El desafío ecológico
Frente a esta hegemonía productivista, el ecologismo se encuentra en la posición paradójica de encarnar una minoría que advierte los límites del sistema. Su desafío no es solo político, sino cultural y pedagógico: reconstruir un imaginario de sentido más allá del crecimiento, proponer una ética del cuidado y de la suficiencia compartida, y volver a enlazar lo humano con lo vivo.
El 90 % del electorado no está simplemente “alejado” de las propuestas ecologistas: vive dentro de un sueño colectivo del que aún no quiere despertar.
Frente al cambio climático antropogénico; la degradación y pérdida de la biodiversidad; el agotamiento del modelo energético fosilista y la imparable concentración de la riqueza, la mayor parte de la gente debería preguntarse -tal como lo propone Riechmann- si casi todo lo que les han estado contando sobre progreso y bienestar es verdad.

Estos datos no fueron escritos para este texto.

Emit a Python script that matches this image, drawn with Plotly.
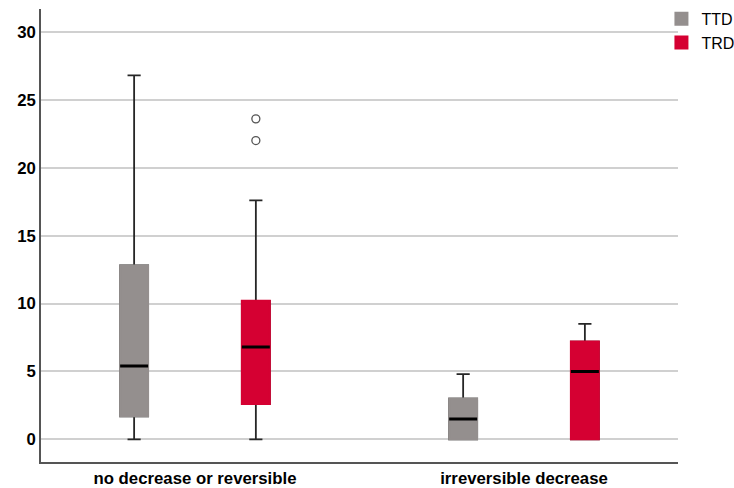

Si no las han estado engañando.
Pero también deberían preguntarse por qué, pese a disponer de la mejor información científica y técnica que revela -sin lugar a duda- que se marcha a una crisis ecosocial sin precedentes, la mayor parte de la gente se siguen comportando del mismo modo que si no lo supieran en absoluto. Deberían preguntarse si no se están autoengañando al imaginar que es posible mantener un crecimiento sin fin en un planeta finito, que no existen límites biofísicos y energéticos para nuestra presencia y actividad en el planeta o que exceder tales límites no traerá consigo trágicas consecuencias; si no resulta ilusorio pensar que incentivando la obsesiva búsqueda de ganancias, la competencia desenfrenada y la acumulación y concentración de la riqueza es como se pueden encontrar respuestas a la destrucción de los tejidos que sostienen la vida en el planeta.
El despertar ecológico no será el resultado de una iluminación instantánea, sino de una lenta toma de conciencia ante el agotamiento del mito del crecimiento. La verdadera batalla cultural de nuestro tiempo no enfrenta izquierda y derecha, sino entre la sinrazón productivista y la razón ecosocial.